─── Data lines ───

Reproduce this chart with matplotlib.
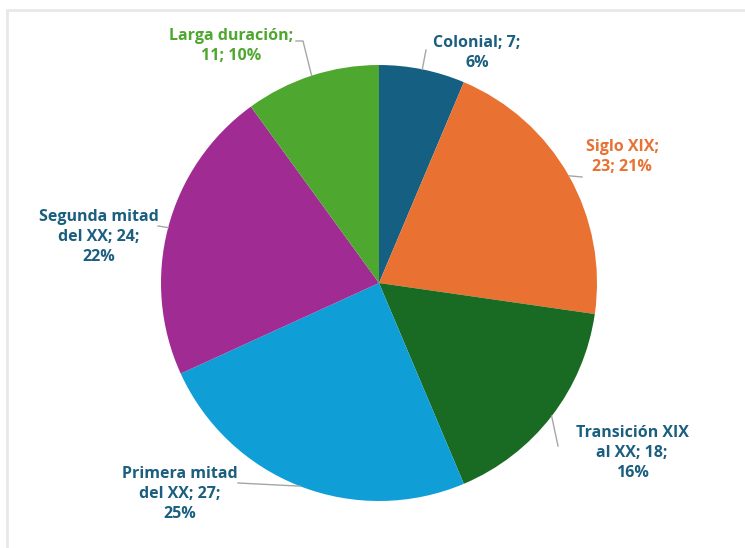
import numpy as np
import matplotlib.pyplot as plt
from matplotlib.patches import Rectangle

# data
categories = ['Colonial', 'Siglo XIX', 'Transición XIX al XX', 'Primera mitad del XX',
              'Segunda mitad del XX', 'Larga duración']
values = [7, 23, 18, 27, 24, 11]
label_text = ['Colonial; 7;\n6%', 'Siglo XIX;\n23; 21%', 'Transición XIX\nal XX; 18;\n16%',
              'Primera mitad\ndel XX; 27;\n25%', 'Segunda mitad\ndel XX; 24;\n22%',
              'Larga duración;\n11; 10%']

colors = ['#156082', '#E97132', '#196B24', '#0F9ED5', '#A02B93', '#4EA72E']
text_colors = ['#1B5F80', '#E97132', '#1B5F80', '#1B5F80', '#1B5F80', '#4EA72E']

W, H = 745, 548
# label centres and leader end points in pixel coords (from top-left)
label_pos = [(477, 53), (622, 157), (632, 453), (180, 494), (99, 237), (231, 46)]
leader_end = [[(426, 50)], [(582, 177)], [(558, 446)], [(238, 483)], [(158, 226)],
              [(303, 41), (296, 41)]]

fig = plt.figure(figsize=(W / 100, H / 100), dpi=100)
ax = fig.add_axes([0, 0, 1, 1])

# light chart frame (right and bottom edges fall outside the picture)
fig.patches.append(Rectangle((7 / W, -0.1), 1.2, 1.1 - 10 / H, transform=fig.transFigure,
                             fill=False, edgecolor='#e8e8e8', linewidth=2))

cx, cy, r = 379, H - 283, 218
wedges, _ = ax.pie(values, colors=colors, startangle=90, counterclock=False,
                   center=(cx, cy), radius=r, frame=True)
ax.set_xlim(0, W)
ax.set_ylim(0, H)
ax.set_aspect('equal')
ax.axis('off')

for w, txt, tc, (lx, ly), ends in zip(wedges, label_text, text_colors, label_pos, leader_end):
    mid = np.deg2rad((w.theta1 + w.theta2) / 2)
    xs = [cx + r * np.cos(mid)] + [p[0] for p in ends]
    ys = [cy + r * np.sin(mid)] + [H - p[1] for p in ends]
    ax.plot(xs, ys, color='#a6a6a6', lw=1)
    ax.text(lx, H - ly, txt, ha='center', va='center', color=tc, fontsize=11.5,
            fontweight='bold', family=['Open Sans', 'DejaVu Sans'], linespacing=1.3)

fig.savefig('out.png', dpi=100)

───

• _Task statement_:
Leave the pictures out and please restate exactly the lines running from the start of the material through the one with "from matplotlib.patches import Rectangle".

• _Result_:
Reproduce this chart with matplotlib.
import numpy as np
import matplotlib.pyplot as plt
from matplotlib.patches import Rectangle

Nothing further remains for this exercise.